> _Your goal_: Read the data and repeat all of it exactly.

> _Recorded information_:
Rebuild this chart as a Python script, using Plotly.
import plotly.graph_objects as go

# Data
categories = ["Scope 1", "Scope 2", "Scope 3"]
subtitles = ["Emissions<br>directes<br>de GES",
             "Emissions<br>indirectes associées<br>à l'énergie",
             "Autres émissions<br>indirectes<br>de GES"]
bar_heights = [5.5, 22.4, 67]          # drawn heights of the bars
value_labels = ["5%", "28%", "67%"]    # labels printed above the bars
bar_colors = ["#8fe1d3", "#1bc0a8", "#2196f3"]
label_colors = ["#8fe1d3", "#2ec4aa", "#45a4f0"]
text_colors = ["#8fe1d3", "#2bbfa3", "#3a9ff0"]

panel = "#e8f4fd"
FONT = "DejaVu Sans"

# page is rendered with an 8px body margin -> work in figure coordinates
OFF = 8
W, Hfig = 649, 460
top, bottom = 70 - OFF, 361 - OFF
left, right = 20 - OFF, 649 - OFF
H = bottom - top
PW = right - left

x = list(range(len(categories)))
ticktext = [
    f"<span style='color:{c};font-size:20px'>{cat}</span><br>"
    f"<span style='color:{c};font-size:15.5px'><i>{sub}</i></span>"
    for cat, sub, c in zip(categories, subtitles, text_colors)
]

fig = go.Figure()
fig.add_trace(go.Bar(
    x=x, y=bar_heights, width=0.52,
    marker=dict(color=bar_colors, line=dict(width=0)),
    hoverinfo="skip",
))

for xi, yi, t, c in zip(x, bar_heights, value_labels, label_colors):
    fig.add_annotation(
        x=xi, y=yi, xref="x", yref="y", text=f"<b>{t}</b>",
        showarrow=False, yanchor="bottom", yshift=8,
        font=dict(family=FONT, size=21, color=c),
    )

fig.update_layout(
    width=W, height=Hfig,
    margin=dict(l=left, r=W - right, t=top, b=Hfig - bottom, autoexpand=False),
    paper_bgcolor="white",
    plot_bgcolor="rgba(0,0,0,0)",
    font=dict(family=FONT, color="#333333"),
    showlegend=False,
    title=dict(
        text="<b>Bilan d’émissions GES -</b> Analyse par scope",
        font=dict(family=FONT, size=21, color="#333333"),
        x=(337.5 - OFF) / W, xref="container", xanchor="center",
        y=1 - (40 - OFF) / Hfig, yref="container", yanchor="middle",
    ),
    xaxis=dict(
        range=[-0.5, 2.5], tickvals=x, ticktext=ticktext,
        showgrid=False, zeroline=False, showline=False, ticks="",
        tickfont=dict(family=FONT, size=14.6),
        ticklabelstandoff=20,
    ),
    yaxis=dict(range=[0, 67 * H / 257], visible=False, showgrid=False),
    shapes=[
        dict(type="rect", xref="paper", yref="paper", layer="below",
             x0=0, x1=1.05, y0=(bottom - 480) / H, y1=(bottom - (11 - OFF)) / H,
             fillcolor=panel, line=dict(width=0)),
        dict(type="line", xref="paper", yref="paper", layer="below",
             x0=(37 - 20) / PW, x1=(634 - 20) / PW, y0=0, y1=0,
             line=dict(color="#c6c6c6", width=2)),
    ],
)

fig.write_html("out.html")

> _Exercise solution_:
Rebuild this chart as a Python script, using Plotly.
import plotly.graph_objects as go

# Data
categories = ["Scope 1", "Scope 2", "Scope 3"]
subtitles = ["Emissions<br>directes<br>de GES",
             "Emissions<br>indirectes associées<br>à l'énergie",
             "Autres émissions<br>indirectes<br>de GES"]
bar_heights = [5.5, 22.4, 67]          # drawn heights of the bars
value_labels = ["5%", "28%", "67%"]    # labels printed above the bars
bar_colors = ["#8fe1d3", "#1bc0a8", "#2196f3"]
label_colors = ["#8fe1d3", "#2ec4aa", "#45a4f0"]
text_colors = ["#8fe1d3", "#2bbfa3", "#3a9ff0"]

panel = "#e8f4fd"
FONT = "DejaVu Sans"

# page is rendered with an 8px body margin -> work in figure coordinates
OFF = 8
W, Hfig = 649, 460
top, bottom = 70 - OFF, 361 - OFF
left, right = 20 - OFF, 649 - OFF
H = bottom - top
PW = right - left

x = list(range(len(categories)))
ticktext = [
    f"<span style='color:{c};font-size:20px'>{cat}</span><br>"
    f"<span style='color:{c};font-size:15.5px'><i>{sub}</i></span>"
    for cat, sub, c in zip(categories, subtitles, text_colors)
]

fig = go.Figure()
fig.add_trace(go.Bar(
    x=x, y=bar_heights, width=0.52,
    marker=dict(color=bar_colors, line=dict(width=0)),
    hoverinfo="skip",
))

for xi, yi, t, c in zip(x, bar_heights, value_labels, label_colors):
    fig.add_annotation(
        x=xi, y=yi, xref="x", yref="y", text=f"<b>{t}</b>",
        showarrow=False, yanchor="bottom", yshift=8,
        font=dict(family=FONT, size=21, color=c),
    )

fig.update_layout(
    width=W, height=Hfig,
    margin=dict(l=left, r=W - right, t=top, b=Hfig - bottom, autoexpand=False),
    paper_bgcolor="white",
    plot_bgcolor="rgba(0,0,0,0)",
    font=dict(family=FONT, color="#333333"),
    showlegend=False,
    title=dict(
        text="<b>Bilan d’émissions GES -</b> Analyse par scope",
        font=dict(family=FONT, size=21, color="#333333"),
        x=(337.5 - OFF) / W, xref="container", xanchor="center",
        y=1 - (40 - OFF) / Hfig, yref="container", yanchor="middle",
    ),
    xaxis=dict(
        range=[-0.5, 2.5], tickvals=x, ticktext=ticktext,
        showgrid=False, zeroline=False, showline=False, ticks="",
        tickfont=dict(family=FONT, size=14.6),
        ticklabelstandoff=20,
    ),
    yaxis=dict(range=[0, 67 * H / 257], visible=False, showgrid=False),
    shapes=[
        dict(type="rect", xref="paper", yref="paper", layer="below",
             x0=0, x1=1.05, y0=(bottom - 480) / H, y1=(bottom - (11 - OFF)) / H,
             fillcolor=panel, line=dict(width=0)),
        dict(type="line", xref="paper", yref="paper", layer="below",
             x0=(37 - 20) / PW, x1=(634 - 20) / PW, y0=0, y1=0,
             line=dict(color="#c6c6c6", width=2)),
    ],
)

fig.write_html("out.html")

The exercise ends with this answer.